(Source code of charts)
● ● ● ● ●
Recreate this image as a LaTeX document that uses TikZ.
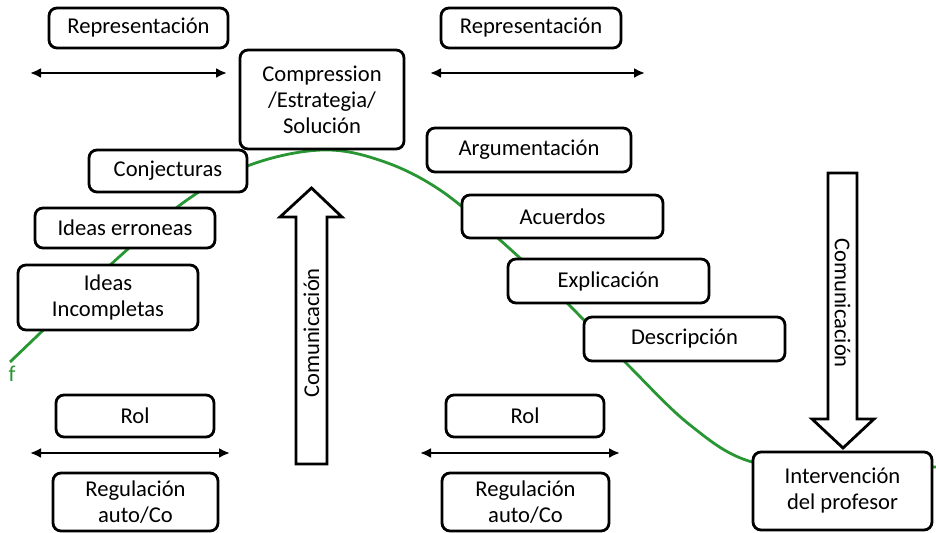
\documentclass[tikz,border=0pt]{standalone}
\usepackage{fontspec}
\setmainfont{Carlito}
\usepackage{tikz}
\usetikzlibrary{arrows.meta}
\definecolor{fgreen}{RGB}{40,150,50}

\begin{document}
\begin{tikzpicture}[x=0.5pt,y=-0.5pt]
\tikzstyle{stage}=[rectangle, rounded corners=4pt, line width=1.4pt, draw=black, fill=white, align=center, inner sep=0pt, font=\fontsize{11.3}{13}\selectfont]
\tikzstyle{link}=[{Latex[length=5.5pt,width=5pt]}-{Latex[length=5.5pt,width=5pt]}, line width=1.3pt]
\tikzstyle{block}=[line width=1.4pt, draw=black, fill=white, line join=miter]
\tikzstyle{lbl}=[font=\fontsize{11.3}{13}\selectfont, inner sep=0pt]
\tikzstyle{curve}=[line width=1.4pt, draw=fgreen]
\useasboundingbox (0,0) rectangle (936,533);

	% the green curve, behind the boxes
	\draw[curve] plot[smooth, tension=0.6] coordinates {(10,362) (60,314) (119,257) (187,200) (250,165) (322,150) (382,161) (440,190) (500,240) (560,296) (625,362) (690,425) (752,462) (840,468) (936,467)};
	\node[lbl, text=fgreen] (f_lbl) at (12,374) {f};

	% left side
	\node[stage, minimum width=89.5pt, minimum height=20pt] (rep_l) at (138.5,28) {Representación};
	\node[stage, minimum width=79pt, minimum height=21pt] (conj) at (168,171) {Conjecturas};
	\node[stage, minimum width=90pt, minimum height=20pt] (err) at (125,228) {Ideas erroneas};
	\node[stage, minimum width=90pt, minimum height=32.5pt] (inc) at (108,297.5) {Ideas\\Incompletas};
	\node[stage, minimum width=79pt, minimum height=21pt] (rol_l) at (135,416) {Rol};
	\node[stage, minimum width=82.5pt, minimum height=29pt] (reg_l) at (135.5,502) {Regulación\\auto/Co};

	% top
	\node[stage, minimum width=82pt, minimum height=49.5pt] (comp) at (322,99.5) {Compression\\/Estrategia/\\Solución};

	% right side
	\node[stage, minimum width=90pt, minimum height=20pt] (rep_r) at (531,28) {Representación};
	\node[stage, minimum width=102pt, minimum height=22pt] (arg) at (529,150) {Argumentación};
	\node[stage, minimum width=100.5pt, minimum height=21.5pt] (acu) at (562.5,216.5) {Acuerdos};
	\node[stage, minimum width=100.5pt, minimum height=22pt] (expl) at (608.5,281) {Explicación};
	\node[stage, minimum width=100.5pt, minimum height=22pt] (desc) at (684.5,339) {Descripción};
	\node[stage, minimum width=79pt, minimum height=21pt] (rol_r) at (525,416) {Rol};
	\node[stage, minimum width=83.5pt, minimum height=29pt] (reg_r) at (525.5,502) {Regulación\\auto/Co};
	\node[stage, minimum width=89.5pt, minimum height=39pt] (prof) at (842.5,491) {Intervención\\del profesor};

	% double arrows
	\coordinate (tl_a) at (30,73);
	\coordinate (tl_b) at (227,73);
	\coordinate (tr_a) at (430,73);
	\coordinate (tr_b) at (645,73);
	\coordinate (bl_a) at (30,453);
	\coordinate (bl_b) at (230,453);
	\coordinate (br_a) at (420,453);
	\coordinate (br_b) at (620,453);
	\draw[link] (tl_a) -- (tl_b);
	\draw[link] (tr_a) -- (tr_b);
	\draw[link] (bl_a) -- (bl_b);
	\draw[link] (br_a) -- (br_b);

	% block arrows
	\draw[block] (296,464) -- (296,217) -- (280,217) -- (311.5,188) -- (342,217) -- (327,217) -- (327,464) -- cycle;
	\node[lbl, rotate=90] (com_up) at (311.5,333) {Comunicación};
	\draw[block] (828,173) -- (828,419) -- (812,419) -- (843,448) -- (874,419) -- (857,419) -- (857,173) -- cycle;
	\node[lbl, rotate=-90] (com_down) at (842.5,303) {Comunicación};

\end{tikzpicture}
\end{document}
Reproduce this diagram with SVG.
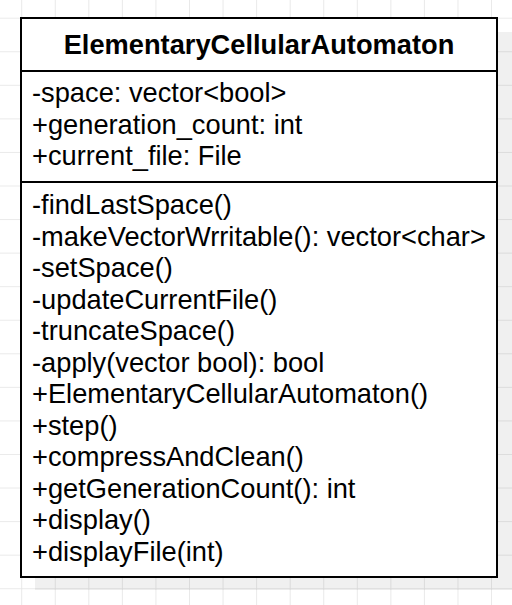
● ● ● ● ●
* What this task involves
Copy all the lines of data exactly as they appear, dropping any images.

* Task solution
Recreate this image as a LaTeX document that uses TikZ.
\documentclass[tikz,border=0pt]{standalone}
\usepackage{fontspec}
\setmainfont{Carlito}
\usepackage{tikz}
\usetikzlibrary{arrows.meta}
\definecolor{fgreen}{RGB}{40,150,50}

\begin{document}
\begin{tikzpicture}[x=0.5pt,y=-0.5pt]
\tikzstyle{stage}=[rectangle, rounded corners=4pt, line width=1.4pt, draw=black, fill=white, align=center, inner sep=0pt, font=\fontsize{11.3}{13}\selectfont]
\tikzstyle{link}=[{Latex[length=5.5pt,width=5pt]}-{Latex[length=5.5pt,width=5pt]}, line width=1.3pt]
\tikzstyle{block}=[line width=1.4pt, draw=black, fill=white, line join=miter]
\tikzstyle{lbl}=[font=\fontsize{11.3}{13}\selectfont, inner sep=0pt]
\tikzstyle{curve}=[line width=1.4pt, draw=fgreen]
\useasboundingbox (0,0) rectangle (936,533);

	% the green curve, behind the boxes
	\draw[curve] plot[smooth, tension=0.6] coordinates {(10,362) (60,314) (119,257) (187,200) (250,165) (322,150) (382,161) (440,190) (500,240) (560,296) (625,362) (690,425) (752,462) (840,468) (936,467)};
	\node[lbl, text=fgreen] (f_lbl) at (12,374) {f};

	% left side
	\node[stage, minimum width=89.5pt, minimum height=20pt] (rep_l) at (138.5,28) {Representación};
	\node[stage, minimum width=79pt, minimum height=21pt] (conj) at (168,171) {Conjecturas};
	\node[stage, minimum width=90pt, minimum height=20pt] (err) at (125,228) {Ideas erroneas};
	\node[stage, minimum width=90pt, minimum height=32.5pt] (inc) at (108,297.5) {Ideas\\Incompletas};
	\node[stage, minimum width=79pt, minimum height=21pt] (rol_l) at (135,416) {Rol};
	\node[stage, minimum width=82.5pt, minimum height=29pt] (reg_l) at (135.5,502) {Regulación\\auto/Co};

	% top
	\node[stage, minimum width=82pt, minimum height=49.5pt] (comp) at (322,99.5) {Compression\\/Estrategia/\\Solución};

	% right side
	\node[stage, minimum width=90pt, minimum height=20pt] (rep_r) at (531,28) {Representación};
	\node[stage, minimum width=102pt, minimum height=22pt] (arg) at (529,150) {Argumentación};
	\node[stage, minimum width=100.5pt, minimum height=21.5pt] (acu) at (562.5,216.5) {Acuerdos};
	\node[stage, minimum width=100.5pt, minimum height=22pt] (expl) at (608.5,281) {Explicación};
	\node[stage, minimum width=100.5pt, minimum height=22pt] (desc) at (684.5,339) {Descripción};
	\node[stage, minimum width=79pt, minimum height=21pt] (rol_r) at (525,416) {Rol};
	\node[stage, minimum width=83.5pt, minimum height=29pt] (reg_r) at (525.5,502) {Regulación\\auto/Co};
	\node[stage, minimum width=89.5pt, minimum height=39pt] (prof) at (842.5,491) {Intervención\\del profesor};

	% double arrows
	\coordinate (tl_a) at (30,73);
	\coordinate (tl_b) at (227,73);
	\coordinate (tr_a) at (430,73);
	\coordinate (tr_b) at (645,73);
	\coordinate (bl_a) at (30,453);
	\coordinate (bl_b) at (230,453);
	\coordinate (br_a) at (420,453);
	\coordinate (br_b) at (620,453);
	\draw[link] (tl_a) -- (tl_b);
	\draw[link] (tr_a) -- (tr_b);
	\draw[link] (bl_a) -- (bl_b);
	\draw[link] (br_a) -- (br_b);

	% block arrows
	\draw[block] (296,464) -- (296,217) -- (280,217) -- (311.5,188) -- (342,217) -- (327,217) -- (327,464) -- cycle;
	\node[lbl, rotate=90] (com_up) at (311.5,333) {Comunicación};
	\draw[block] (828,173) -- (828,419) -- (812,419) -- (843,448) -- (874,419) -- (857,419) -- (857,173) -- cycle;
	\node[lbl, rotate=-90] (com_down) at (842.5,303) {Comunicación};

\end{tikzpicture}
\end{document}
Reproduce this diagram with SVG.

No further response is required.